After Tool # Four Life
Now what? You have the full scoop on The Four Tools of Conflict Management. If you are using these tools there are three primary potential outcomes. The common factor in each outcome is the follow through that you will initiate.
The Best Case Scenario
First, is the outcome that results from mutual cooperation and participation in the process. If the person or persons you enter into this process with cooperate, progress is made one intentional step at a time. Each time there is mutual agreement on what to do next, more conflict is managed and it is actually possible for the conflict that initiated the conversation to be resolved. In this scenario all parties involved learn conflict management skills. You learn them from leading the process. Others learn from your example. Dealing with conflict in the future will be easier because everyone has gained skill. The outcome can be significantly reduced tension in the workplace or relationship and significantly increased enjoyment of the relationship or work environment. This, of course, is the most desirable outcome. However, it is not the outcome all the time.
It Could Take Longer But Keep at It
A second outcome also results from cooperation with the initial conversation. Progress is made, however, using the four tools reveals that the conflict is more complex and deeper than you originally understood. So the other party or parties cooperate, but the management of the conflict will take longer and might require additional interventions or additional resources. This outcome, though not as quickly satisfying, can still be very satisfying in the longer term process. The good news is that you have identified conflict that was not known before but was very likely compromising relationships and productivity in the workplace. This is hard news, but good news. There is hope for continued management and eventual resolution as long as the other person or persons continue to agree to cooperate in the longer process. After each next step is agreed upon, a time is set to evaluate the outcome using the same four tools.

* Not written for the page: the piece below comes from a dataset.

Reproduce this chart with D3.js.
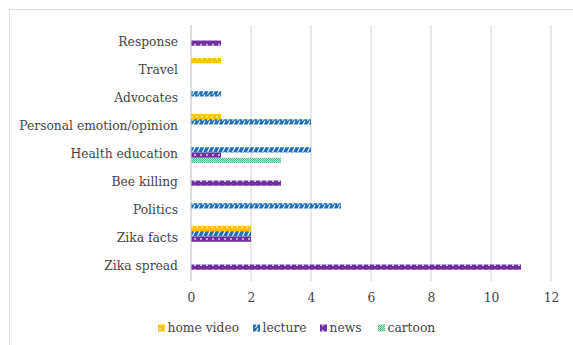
<!DOCTYPE html>
<html>
<head>
<meta charset="utf-8">
<script src="https://cdn.jsdelivr.net/npm/d3@7"></script>
<style>
  html, body { margin: 0; padding: 0; background: #fff; }
  svg { display: block; }
  text { font-family: "DejaVu Serif", serif; fill: #454545; }
</style>
</head>
<body>
<svg id="chart" width="573" height="345"></svg>
<script>
// Topics, listed bottom to top as they appear on the vertical axis
const categories = ["Zika spread", "Zika facts", "Politics", "Bee killing", "Health education",
  "Personal emotion/opinion", "Advocates", "Travel", "Response"];
const seriesNames = ["home video", "lecture", "news", "cartoon"];
const homeVideo = [0, 2, 0, 0, 0, 1, 0, 1, 0];
const lecture   = [0, 2, 5, 0, 4, 4, 1, 0, 0];
const news      = [11, 2, 0, 3, 1, 0, 0, 0, 1];
const cartoon   = [0, 0, 0, 0, 3, 0, 0, 0, 0];
const xTicks = [0, 2, 4, 6, 8, 10, 12];

const seriesValues = [homeVideo, lecture, news, cartoon];
const rows = [];
seriesNames.forEach((s, si) => {
  categories.forEach((c, ci) => {
    rows.push({ series: s, category: c, value: seriesValues[si][ci] });
  });
});

const svg = d3.select("#chart");
const plot = { left: 191, right: 551, top: 25, bottom: 281 };
const fontFamily = "DejaVu Serif, serif";
const fontSize = "12.3px";
const textColor = "#454545";

// chart frame
svg.append("path")
  .attr("d", "M9.5,345 V9.5 H573")
  .attr("fill", "none").attr("stroke", "#d9d9d9").attr("stroke-width", 1);

// fill patterns for each series
const defs = svg.append("defs");
function pat(id, w, h, build) {
  const p = defs.append("pattern").attr("id", id)
    .attr("patternUnits", "userSpaceOnUse").attr("width", w).attr("height", h);
  build(p);
}
pat("p-home", 5, 5.25, p => {
  p.append("rect").attr("width", 5).attr("height", 5.25).attr("fill", "#FFC000");
  p.append("rect").attr("x", 1).attr("y", 0.6).attr("width", 2).attr("height", 1.4).attr("fill", "#fff4cc");
  p.append("rect").attr("x", 3.5).attr("y", 3.2).attr("width", 1).attr("height", 1).attr("fill", "#ffe49a");
});
pat("p-lect", 5, 5.25, p => {
  p.append("rect").attr("width", 5).attr("height", 5.25).attr("fill", "#1F6FB8");
  p.append("path").attr("d", "M-2.5,5.25 L0,0 M2.5,5.25 L5,0 M7.5,5.25 L10,0")
    .attr("stroke", "#ffffff").attr("stroke-width", 1.1);
});
pat("p-news", 6, 5.25, p => {
  p.append("rect").attr("width", 6).attr("height", 5.25).attr("fill", "#7030A0");
  p.append("rect").attr("x", 2.2).attr("y", 2).attr("width", 1.6).attr("height", 1.4).attr("fill", "#ffffff");
});
pat("p-cart", 2, 2, p => {
  p.append("rect").attr("width", 2).attr("height", 2).attr("fill", "#b8ecd2");
  p.append("rect").attr("width", 1).attr("height", 1).attr("fill", "#45c083");
  p.append("rect").attr("x", 1).attr("y", 1).attr("width", 1).attr("height", 1).attr("fill", "#45c083");
});
const fills = { "home video": "url(#p-home)", "lecture": "url(#p-lect)", "news": "url(#p-news)", "cartoon": "url(#p-cart)" };

const x = d3.scaleLinear().domain([0, 12]).range([plot.left, plot.right]);
const y = d3.scaleBand().domain(categories.slice().reverse()).range([26.5, 278.5]);
const barH = 5.25;
const inner = d3.scaleBand().domain(seriesNames).range([-2 * barH, 2 * barH]);

// vertical gridlines
svg.append("g")
  .selectAll("line").data(xTicks.filter(t => t > 0)).join("line")
  .attr("x1", d => x(d)).attr("x2", d => x(d))
  .attr("y1", plot.top).attr("y2", plot.bottom)
  .attr("stroke", "#d9d9d9").attr("stroke-width", 1.2);

// bars
svg.append("g")
  .selectAll("rect").data(rows.filter(d => d.value > 0)).join("rect")
  .attr("x", x(0))
  .attr("y", d => y(d.category) + y.bandwidth() / 2 + inner(d.series))
  .attr("width", d => x(d.value) - x(0))
  .attr("height", barH)
  .attr("fill", d => fills[d.series]);

// category axis line
svg.append("line")
  .attr("x1", x(0)).attr("x2", x(0)).attr("y1", plot.top).attr("y2", plot.bottom)
  .attr("stroke", "#c8c8c8").attr("stroke-width", 1.2);

// category labels
const yAxis = svg.append("g").attr("transform", `translate(${x(0)},1.5)`)
  .call(d3.axisLeft(y).tickSize(0).tickPadding(13));
yAxis.select(".domain").remove();
yAxis.selectAll("text").style("font-family", fontFamily).style("font-size", fontSize).attr("fill", textColor);

// value axis labels
const xAxis = svg.append("g").attr("transform", `translate(0,${plot.bottom + 8})`)
  .call(d3.axisBottom(x).tickValues(xTicks).tickSize(0).tickPadding(4).tickFormat(d3.format("d")));
xAxis.select(".domain").remove();
xAxis.selectAll("text").style("font-family", fontFamily).style("font-size", fontSize).attr("fill", textColor);

// legend
const legendX = [158, 253, 320, 378];
const legend = svg.append("g").attr("transform", "translate(0,328)");
const items = legend.selectAll("g").data(seriesNames).join("g")
  .attr("transform", (d, i) => `translate(${legendX[i]},0)`);
items.append("rect").attr("x", 0).attr("y", -3.5).attr("width", 7).attr("height", 7)
  .attr("fill", d => fills[d]);
items.append("text").attr("x", 9.5).attr("dy", "0.35em")
  .style("font-family", fontFamily).style("font-size", fontSize)
  .attr("fill", textColor).text(d => d);
</script>
</body>
</html>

When They Refuse But You Don’t Lose
The third outcome is when the other person or persons refuse to cooperate. This often happens if the conflict is much deeper and more complex than it was originally thought to be or when the conflict is rooted primarily in a personality clash. Another frequent cause of the person or persons involved refusing to cooperate is because of personal reasons out of your control. These circumstances make them, at least for the time, incapable of cooperating in this process. Perhaps they are going through a acrimonious divorce, or they are on the verge of bankruptcy, or perhaps they have a very ill child or other family member at home. Whatever the reason, they do not have the mental or emotional energy to deal with conflict management in the workplace or in this particular relationship with you. Whether it is a personal or a professional relationship, this will require a decision on your part. You will have to decide what step YOU are going to take next and what the consequences will be for the relationship or relationships involved. The consequences in a personal relationship depends on how willing and able you are to set boundaries. It may mean removing yourself from the relationship altogether, or just limiting the time and circumstances for the relationship. For the professional workplace it depends upon how much authority or responsibility you have in the situation, but it will still involve setting boundaries of some kind. Different companies have different personnel policies that have to be followed. But almost all of them involve some kind of notification and opportunity to re-mediate when conflict is impacting the workplace. Unfortunately this road can lead to notice of termination.
I worked with one office employee for over a year using these four tools. This employee cooperated but the same conflict issues continued to show up in this employee’s relationships with other employees. Finally, they emerged in this employee’s relationship with me. I had documented everything, consulted with employment legal services, and then presented a final plan for managing the conflict. The document included clear expectations and consequences and clearly stated that failure to meet the expectations would result in immediate termination. I had even calculated the final paycheck due this employee, including in-lieu-of payment. I had the check in the file folder with my notes to give the employee if they refused to cooperate and immediate termination was necessary.
In this case and at this stage in the conflict management the first and last tool were used simultaneously. I had learned enough through the process now to know that I was not wrong, so there was no need for me to do the second step. And this employee had lost the right to be heard any longer, so the third step was no longer necessary either. I clearly stated what the purpose was (tool #1) for our conversation and what the next step (tool #4) would be which depended on whether or not she cooperated or complied with the expectation. The purpose was to inform this employee of the expectations (boundaries) and the consequences of workplace behavior.
This outcome is hard. But, even in this difficult territory you can continue to build significant skills that will serve you well in managing conflict.
Using the Tools? Let Me Know
There are many other conflict management systems out there. They all include sequential steps similar to these I have shared with you. From years of experience learning and using many of the systems in both personal and professional settings, in secular and church environments, I have simply attempted here to sift the primary principles down into very concrete and very simple language. I want them to be accessible for anyone who recognizes they need help to manage conflict. I hope you have found them helpful and I hope you will comment below if you have used them. I hope you will keep a reference copy of the four tools, hard or electronic, handy so that you can use them in the future.
If I Can Be of Service
Wherever you are in response to these tools, remember, conflict does not just go away. And you will never be conflict free. Intentional and skillful dealing with conflict will help you manage it and can make your life and work environment much more productive and enjoyable. Using these tools can help you accomplish both.